# PROMPT:
Extract only the first line of the listing and every line after it up to and including the one with "140, 150, 160];". Omit the pictures.
########
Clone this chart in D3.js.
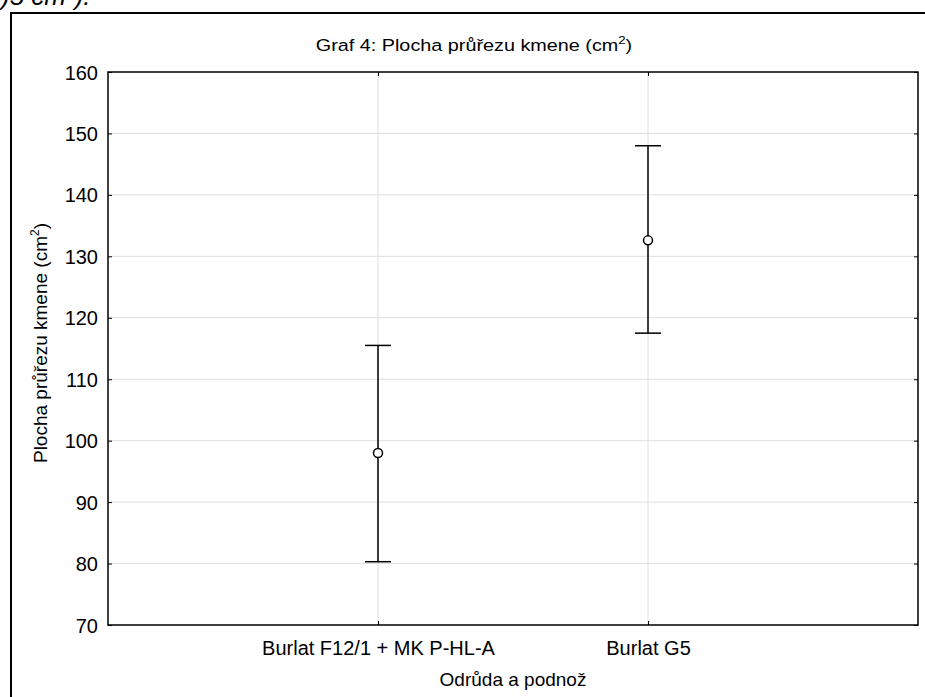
<!DOCTYPE html>
<html><head><meta charset="utf-8">
<script src="https://cdn.jsdelivr.net/npm/d3@7"></script>
<style>body{margin:0;background:#fff;} svg{display:block;} text{font-family:"Liberation Sans",Arial,sans-serif;fill:#000;}</style>
</head><body>
<svg id="c" width="925" height="697"></svg>
<script>
const categories = ["Burlat F12/1 + MK P-HL-A", "Burlat G5"];
const means = [98.0, 132.6];
const upper = [115.5, 148.0];
const lower = [80.3, 117.5];
const yTicks = [70, 80, 90, 100, 110, 120, 130, 140, 150, 160];

const svg = d3.select("#c");
const L = 108, R = 918, T = 72, B = 625;
const x = d3.scaleLinear().domain([0, categories.length + 1]).range([L, R]);
const y = d3.scaleLinear().domain([70, 160]).range([B, T]);

// partial caption text at top (cut by the page edge)
svg.append("text").attr("x", 1).attr("y", 5).attr("font-size", 26).attr("font-style", "italic")
  .text(")5 cm\u00b2).");

// outer frame
svg.append("path").attr("d", `M11,697 V13 H925`).attr("fill", "none").attr("stroke", "#000").attr("stroke-width", 2);

// grid
const g = svg.append("g");
g.selectAll(".gy").data(yTicks.slice(1, -1)).enter().append("line")
  .attr("x1", L).attr("x2", R).attr("y1", d => y(d)).attr("y2", d => y(d))
  .attr("stroke", "#dedede").attr("stroke-width", 1);
g.selectAll(".gx").data(categories).enter().append("line")
  .attr("x1", (d, i) => x(i + 1)).attr("x2", (d, i) => x(i + 1)).attr("y1", T).attr("y2", B)
  .attr("stroke", "#dedede").attr("stroke-width", 1);

// axes with inward ticks
const yAxis = d3.axisLeft(y).tickValues(yTicks).tickSize(-4).tickFormat(d3.format("d"));
const ya = svg.append("g").attr("transform", `translate(${L},0)`).call(yAxis);
ya.select(".domain").remove();
ya.selectAll("text").attr("font-size", 20).attr("dy", "0.35em").attr("x", -10);
ya.selectAll("line").attr("stroke", "#000");
const yAxisR = d3.axisRight(y).tickValues(yTicks).tickSize(-4).tickFormat("");
const yr = svg.append("g").attr("transform", `translate(${R},0)`).call(yAxisR);
yr.select(".domain").remove(); yr.selectAll("line").attr("stroke", "#000");

const xAxis = d3.axisBottom(x).tickValues(categories.map((d, i) => i + 1)).tickSize(-4)
  .tickFormat((d) => categories[d - 1]);
const xa = svg.append("g").attr("transform", `translate(0,${B})`).call(xAxis);
xa.select(".domain").remove();
xa.selectAll("line").attr("stroke", "#000");
xa.selectAll("text").attr("font-size", 20).attr("y", 30).attr("dy", 0);
const xAxisT = d3.axisTop(x).tickValues(categories.map((d, i) => i + 1)).tickSize(-4).tickFormat("");
const xt = svg.append("g").attr("transform", `translate(0,${T})`).call(xAxisT);
xt.select(".domain").remove(); xt.selectAll("line").attr("stroke", "#000");

// plot box
svg.append("rect").attr("x", L).attr("y", T).attr("width", R - L).attr("height", B - T)
  .attr("fill", "none").attr("stroke", "#000").attr("stroke-width", 1.5);

// title
const title = svg.append("text").attr("x", 474).attr("y", 51).attr("text-anchor", "middle").attr("font-size", 16.5)
  .attr("transform", "translate(474,0) scale(1.2,1) translate(-474,0)");
title.append("tspan").text("Graf 4: Plocha průřezu kmene (cm");
title.append("tspan").attr("font-size", 11).attr("dy", -7).text("2");
title.append("tspan").attr("dy", 7).text(")");

// axis titles
svg.append("text").attr("x", (L + R) / 2).attr("y", 686).attr("text-anchor", "middle").attr("font-size", 19)
  .text("Odrůda a podnož");
const yl = svg.append("text").attr("transform", `translate(47,343) rotate(-90)`)
  .attr("text-anchor", "middle").attr("font-size", 19);
yl.append("tspan").text("Plocha průřezu kmene (cm");
yl.append("tspan").attr("font-size", 12).attr("dy", -8).text("2");
yl.append("tspan").attr("dy", 8).text(")");

// error bars
const eb = svg.append("g").attr("stroke", "#000").attr("stroke-width", 1.5).attr("fill", "none");
categories.forEach((c, i) => {
  const cx = x(i + 1);
  eb.append("line").attr("x1", cx).attr("x2", cx).attr("y1", y(upper[i])).attr("y2", y(lower[i]));
  eb.append("line").attr("x1", cx - 13).attr("x2", cx + 13).attr("y1", y(upper[i])).attr("y2", y(upper[i]));
  eb.append("line").attr("x1", cx - 13).attr("x2", cx + 13).attr("y1", y(lower[i])).attr("y2", y(lower[i]));
  eb.append("circle").attr("cx", cx).attr("cy", y(means[i])).attr("r", 4.5).attr("fill", "#fff");
});
</script>
</body></html>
########
# FINISHED EXERCISE:
Clone this chart in D3.js.
<!DOCTYPE html>
<html><head><meta charset="utf-8">
<script src="https://cdn.jsdelivr.net/npm/d3@7"></script>
<style>body{margin:0;background:#fff;} svg{display:block;} text{font-family:"Liberation Sans",Arial,sans-serif;fill:#000;}</style>
</head><body>
<svg id="c" width="925" height="697"></svg>
<script>
const categories = ["Burlat F12/1 + MK P-HL-A", "Burlat G5"];
const means = [98.0, 132.6];
const upper = [115.5, 148.0];
const lower = [80.3, 117.5];
const yTicks = [70, 80, 90, 100, 110, 120, 130, 140, 150, 160];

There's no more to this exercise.